This week’s devotions are based on Week 6 of The Prophets: Micah (WATCH HERE)
Micah 6:6–7 “With what shall I come before the Lord and bow down before the exalted God?
Shall I come before Him with burnt offerings, with calves a year old?
Will the Lord be pleased with thousands of rams, with ten thousand rivers of oil?
Shall I offer my firstborn for my transgression, the fruit of my body for the sin of my soul?”
Micah paints a vivid picture of a people desperate to make things right with God. They know they’ve sinned. They sense His displeasure. And they respond the way most of us do when we’ve messed up: What can I do to make it up to You?
Their suggestions escalate quickly. Normal sacrifices turn to absurd extravagance, even to offering their own child. The tone is almost sarcastic, but tragically accurate. When guilt grips the heart, we often move toward rigor and ritual instead of relationship and repentance.
The people’s logic is familiar: If I try harder, maybe God will forgive me. If I give more, maybe He’ll be impressed. If I suffer enough, maybe I’ll earn His favor back. Yet Micah’s entire book shows that God’s concern isn’t about the scale of our offering but the state of our hearts.
They were still bringing sacrifices to the temple. Outwardly, religion was thriving. But inwardly, their hearts were focused on personal gain, a lack of compassion and their own version of truth. (Micah 3:9–11; 2:1–2).
So God, through Micah, exposes the futility of human striving. What God wants cannot be bought, bartered, or balanced through effort. You can’t “work off” guilt through religious intensity. You can’t repay grace. It was never a loan. You can’t impress a God who already owns all things.
When we bring our “best effort” to God to earn His favor, we’re still missing the point. Our best effort isn’t bad, but it’s inadequate when it replaces humility and faith. Trying to work our way back to God is like polishing the outside of a cup while the inside is still dirty (Luke 11:39). It might look holy, but it leaves the heart unchanged.
The gospel answers Micah’s question once and for all: “With what shall I come before the Lord?”
The answer is not with an offering we provide, but with a Savior God provides.
Jesus Christ is the only One who could come before God perfectly. He fulfilled the law we broke, bore the judgment we deserved, and offered Himself, not thousands of rams, but His own life, as the true and final sacrifice.
Now, when we come before the Lord, we come not to repay, but to receive. We come not to impress, but to surrender. We come not in rigor or ritual, but in relationship.
Micah’s question drives us to the foot of the cross, where we stop saying, “Look what I can give You,” and start saying, “Thank You for what You’ve given me.”

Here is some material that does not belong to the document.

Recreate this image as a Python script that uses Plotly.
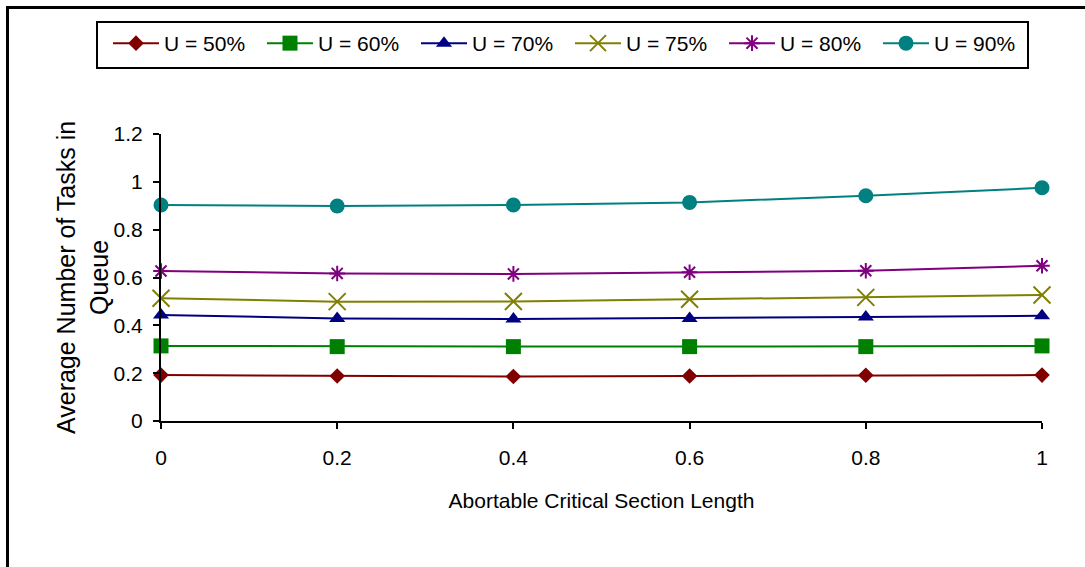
import plotly.graph_objects as go

# Abortable critical section length (x) vs. average queue length per utilisation level
section_length = [0, 0.2, 0.4, 0.6, 0.8, 1.0]
series_names = ["U = 50%", "U = 60%", "U = 70%", "U = 75%", "U = 80%", "U = 90%"]
u50 = [0.192, 0.188, 0.186, 0.188, 0.191, 0.192]
u60 = [0.314, 0.311, 0.311, 0.311, 0.311, 0.314]
u70 = [0.443, 0.429, 0.426, 0.429, 0.435, 0.440]
u75 = [0.513, 0.499, 0.500, 0.509, 0.517, 0.527]
u80 = [0.627, 0.617, 0.615, 0.622, 0.628, 0.649]
u90 = [0.903, 0.899, 0.903, 0.914, 0.942, 0.975]
y_ticks = [0, 0.2, 0.4, 0.6, 0.8, 1.0, 1.2]
x_ticks = [0, 0.2, 0.4, 0.6, 0.8, 1.0]

series_values = [u50, u60, u70, u75, u80, u90]
colors = ["#800000", "#008000", "#000080", "#808000", "#800080", "#008080"]
symbols = ["diamond", "square", "triangle-up", "x-thin", "asterisk", "circle"]
sizes = [12, 15, 14, 17, 13, 15]

FONT = "Liberation Sans, Arial, sans-serif"
W, H = 1085, 567
L, R, T, B = 161, 43, 134, 146
PW, PH = W - L - R, H - T - B


def px_to_paper_x(px):
    return (px - L) / PW


def px_to_paper_y(py):
    return (H - B - py) / PH


fig = go.Figure()
for name, vals, col, sym, sz in zip(series_names, series_values, colors, symbols, sizes):
    thin = sym in ("x-thin", "asterisk")
    fig.add_trace(go.Scatter(
        x=section_length, y=vals, name=name, mode="lines+markers",
        line=dict(color=col, width=2),
        marker=dict(symbol=sym, size=sz, color=col,
                    line=dict(color=col, width=2 if thin else 0)),
        cliponaxis=False,
    ))

axis_common = dict(showgrid=False, zeroline=False, linecolor="black", linewidth=2,
                   ticks="outside", ticklen=6, tickwidth=2, tickcolor="black",
                   tickfont=dict(family=FONT, size=21, color="black"))

fig.update_layout(
    width=W, height=H,
    margin=dict(l=L, r=R, t=T, b=B, pad=0),
    paper_bgcolor="white", plot_bgcolor="white",
    font=dict(family=FONT, size=21, color="black"),
    xaxis=dict(range=[0, 1], tickvals=x_ticks, showline=True,
               ticklabelstandoff=11,
               title=dict(text="Abortable Critical Section Length",
                          font=dict(family=FONT, size=21), standoff=25),
               **axis_common),
    yaxis=dict(range=[0, 1.2], tickvals=y_ticks, showline=True,
               ticklabelstandoff=6, **axis_common),
    # second pair of axes adds the inward half of the crossing tick marks
    xaxis2=dict(overlaying="x", anchor="y", range=[0, 1], tickvals=x_ticks,
                ticks="inside", ticklen=7, tickwidth=2, tickcolor="black",
                showticklabels=False, showgrid=False, zeroline=False, showline=False),
    yaxis2=dict(overlaying="y", anchor="x", range=[0, 1.2], tickvals=y_ticks,
                ticks="inside", ticklen=7, tickwidth=2, tickcolor="black",
                showticklabels=False, showgrid=False, zeroline=False, showline=False),
    legend=dict(orientation="h", x=px_to_paper_x(108), y=px_to_paper_y(23),
                xanchor="left", yanchor="top",
                bgcolor="rgba(0,0,0,0)", borderwidth=0,
                font=dict(family=FONT, size=21, color="black"),
                itemwidth=46, entrywidth=93, entrywidthmode="pixels"),
    showlegend=True,
)

# legend frame
fig.add_shape(type="rect", xref="paper", yref="paper",
              x0=px_to_paper_x(97), x1=px_to_paper_x(1028),
              y0=px_to_paper_y(68), y1=px_to_paper_y(22),
              line=dict(color="black", width=2), fillcolor="rgba(0,0,0,0)",
              layer="below")

fig.add_annotation(
    text="Average Number of Tasks in<br>Queue", textangle=-90,
    xref="paper", yref="paper", x=px_to_paper_x(82), y=px_to_paper_y(278),
    xanchor="center", yanchor="middle", showarrow=False,
    font=dict(family=FONT, size=25, color="black"),
)

# outer chart frame, running off the right and bottom edges
fig.add_shape(type="rect", xref="paper", yref="paper",
              x0=px_to_paper_x(7.5), y0=px_to_paper_y(W), x1=px_to_paper_x(W + 20),
              y1=px_to_paper_y(7.5), line=dict(color="black", width=3),
              fillcolor="rgba(0,0,0,0)", layer="above")

fig.write_html("out.html")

Apply: Stop trying to earn what’s already been given! Grace is not a reward for effort. It’s a gift for the undeserving. When you feel guilt or failure, resist the urge to “do more” to balance the scales. Instead, confess your need and receive God’s mercy through Christ.
Prayer: Father, You see through my efforts to impress You. You know when I try to earn what You freely give. Forgive me for turning faith into performance and worship into repayment.
Thank You for the gift of Your Son, Jesus, who gave Himself once for all so that I could come before You without fear. In Jesus’ name, Amen.
PS…Happy 84th birthday today to my dad and faithful devotion reader, Gerald Geiger!